╭─ DATA EXTRACT

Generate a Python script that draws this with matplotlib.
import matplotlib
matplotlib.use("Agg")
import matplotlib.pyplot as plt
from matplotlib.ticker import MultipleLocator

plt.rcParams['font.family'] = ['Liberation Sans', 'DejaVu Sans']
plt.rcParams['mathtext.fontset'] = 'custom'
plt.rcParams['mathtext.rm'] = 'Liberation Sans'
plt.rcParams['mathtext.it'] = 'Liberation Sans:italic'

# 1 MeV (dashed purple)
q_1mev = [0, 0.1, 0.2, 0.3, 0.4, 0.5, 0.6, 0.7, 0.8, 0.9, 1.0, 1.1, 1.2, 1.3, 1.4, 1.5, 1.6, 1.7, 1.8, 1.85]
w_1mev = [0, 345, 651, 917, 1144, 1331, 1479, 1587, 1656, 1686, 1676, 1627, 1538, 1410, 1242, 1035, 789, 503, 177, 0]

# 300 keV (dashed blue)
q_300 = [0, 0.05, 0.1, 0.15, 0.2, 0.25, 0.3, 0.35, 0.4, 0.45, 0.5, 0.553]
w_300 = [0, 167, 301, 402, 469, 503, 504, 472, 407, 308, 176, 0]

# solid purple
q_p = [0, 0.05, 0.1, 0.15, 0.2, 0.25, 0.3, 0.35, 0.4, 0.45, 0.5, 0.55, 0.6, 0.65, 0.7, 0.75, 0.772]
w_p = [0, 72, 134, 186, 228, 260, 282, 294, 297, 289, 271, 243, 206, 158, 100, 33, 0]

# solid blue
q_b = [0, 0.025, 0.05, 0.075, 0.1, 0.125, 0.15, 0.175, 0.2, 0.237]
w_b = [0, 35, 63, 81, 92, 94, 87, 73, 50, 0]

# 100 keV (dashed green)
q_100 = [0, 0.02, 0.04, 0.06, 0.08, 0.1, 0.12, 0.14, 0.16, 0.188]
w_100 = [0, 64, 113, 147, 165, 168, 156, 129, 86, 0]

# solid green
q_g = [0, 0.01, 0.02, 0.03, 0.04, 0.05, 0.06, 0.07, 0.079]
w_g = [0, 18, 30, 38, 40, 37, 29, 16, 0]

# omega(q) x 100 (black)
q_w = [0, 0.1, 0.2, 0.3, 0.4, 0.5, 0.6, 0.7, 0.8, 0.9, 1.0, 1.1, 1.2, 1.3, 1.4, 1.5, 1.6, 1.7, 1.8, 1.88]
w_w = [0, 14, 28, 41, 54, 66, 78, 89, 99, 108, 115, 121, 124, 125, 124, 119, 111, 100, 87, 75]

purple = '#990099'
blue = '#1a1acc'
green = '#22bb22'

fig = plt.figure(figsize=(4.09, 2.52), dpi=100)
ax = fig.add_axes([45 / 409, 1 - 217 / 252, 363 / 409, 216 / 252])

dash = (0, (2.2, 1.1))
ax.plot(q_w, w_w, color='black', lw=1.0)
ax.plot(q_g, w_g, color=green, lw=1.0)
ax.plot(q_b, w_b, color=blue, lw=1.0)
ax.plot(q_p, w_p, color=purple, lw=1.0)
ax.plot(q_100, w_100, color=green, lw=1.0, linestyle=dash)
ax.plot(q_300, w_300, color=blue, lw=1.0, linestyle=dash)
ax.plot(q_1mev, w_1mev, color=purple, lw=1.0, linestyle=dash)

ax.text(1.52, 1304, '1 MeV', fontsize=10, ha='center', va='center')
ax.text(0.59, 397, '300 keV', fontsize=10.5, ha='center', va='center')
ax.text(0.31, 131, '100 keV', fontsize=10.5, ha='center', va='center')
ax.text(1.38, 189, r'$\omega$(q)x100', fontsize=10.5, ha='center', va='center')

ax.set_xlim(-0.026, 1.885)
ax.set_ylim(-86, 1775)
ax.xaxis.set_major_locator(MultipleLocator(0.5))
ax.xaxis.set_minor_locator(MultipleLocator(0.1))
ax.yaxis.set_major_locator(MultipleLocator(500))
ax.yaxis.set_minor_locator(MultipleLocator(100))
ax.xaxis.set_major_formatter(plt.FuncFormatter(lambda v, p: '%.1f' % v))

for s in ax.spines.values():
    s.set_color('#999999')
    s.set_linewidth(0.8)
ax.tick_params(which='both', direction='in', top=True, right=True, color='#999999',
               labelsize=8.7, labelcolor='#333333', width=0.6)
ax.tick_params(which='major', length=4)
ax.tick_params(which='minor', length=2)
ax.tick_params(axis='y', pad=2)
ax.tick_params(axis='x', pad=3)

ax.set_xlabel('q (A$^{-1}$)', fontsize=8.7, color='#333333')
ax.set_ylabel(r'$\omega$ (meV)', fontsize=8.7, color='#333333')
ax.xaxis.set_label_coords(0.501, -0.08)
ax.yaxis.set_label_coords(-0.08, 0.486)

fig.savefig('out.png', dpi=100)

╰─

- EXERCISE DESCRIPTION
What you return should be the lines from the start of the data through the line with "w_g = [0, 18, 30, 38, 40, 37, 29, 16, 0]", quoted exactly and nothing more.

- FINISHED ANSWER
Generate a Python script that draws this with matplotlib.
import matplotlib
matplotlib.use("Agg")
import matplotlib.pyplot as plt
from matplotlib.ticker import MultipleLocator

plt.rcParams['font.family'] = ['Liberation Sans', 'DejaVu Sans']
plt.rcParams['mathtext.fontset'] = 'custom'
plt.rcParams['mathtext.rm'] = 'Liberation Sans'
plt.rcParams['mathtext.it'] = 'Liberation Sans:italic'

# 1 MeV (dashed purple)
q_1mev = [0, 0.1, 0.2, 0.3, 0.4, 0.5, 0.6, 0.7, 0.8, 0.9, 1.0, 1.1, 1.2, 1.3, 1.4, 1.5, 1.6, 1.7, 1.8, 1.85]
w_1mev = [0, 345, 651, 917, 1144, 1331, 1479, 1587, 1656, 1686, 1676, 1627, 1538, 1410, 1242, 1035, 789, 503, 177, 0]

# 300 keV (dashed blue)
q_300 = [0, 0.05, 0.1, 0.15, 0.2, 0.25, 0.3, 0.35, 0.4, 0.45, 0.5, 0.553]
w_300 = [0, 167, 301, 402, 469, 503, 504, 472, 407, 308, 176, 0]

# solid purple
q_p = [0, 0.05, 0.1, 0.15, 0.2, 0.25, 0.3, 0.35, 0.4, 0.45, 0.5, 0.55, 0.6, 0.65, 0.7, 0.75, 0.772]
w_p = [0, 72, 134, 186, 228, 260, 282, 294, 297, 289, 271, 243, 206, 158, 100, 33, 0]

# solid blue
q_b = [0, 0.025, 0.05, 0.075, 0.1, 0.125, 0.15, 0.175, 0.2, 0.237]
w_b = [0, 35, 63, 81, 92, 94, 87, 73, 50, 0]

# 100 keV (dashed green)
q_100 = [0, 0.02, 0.04, 0.06, 0.08, 0.1, 0.12, 0.14, 0.16, 0.188]
w_100 = [0, 64, 113, 147, 165, 168, 156, 129, 86, 0]

# solid green
q_g = [0, 0.01, 0.02, 0.03, 0.04, 0.05, 0.06, 0.07, 0.079]
w_g = [0, 18, 30, 38, 40, 37, 29, 16, 0]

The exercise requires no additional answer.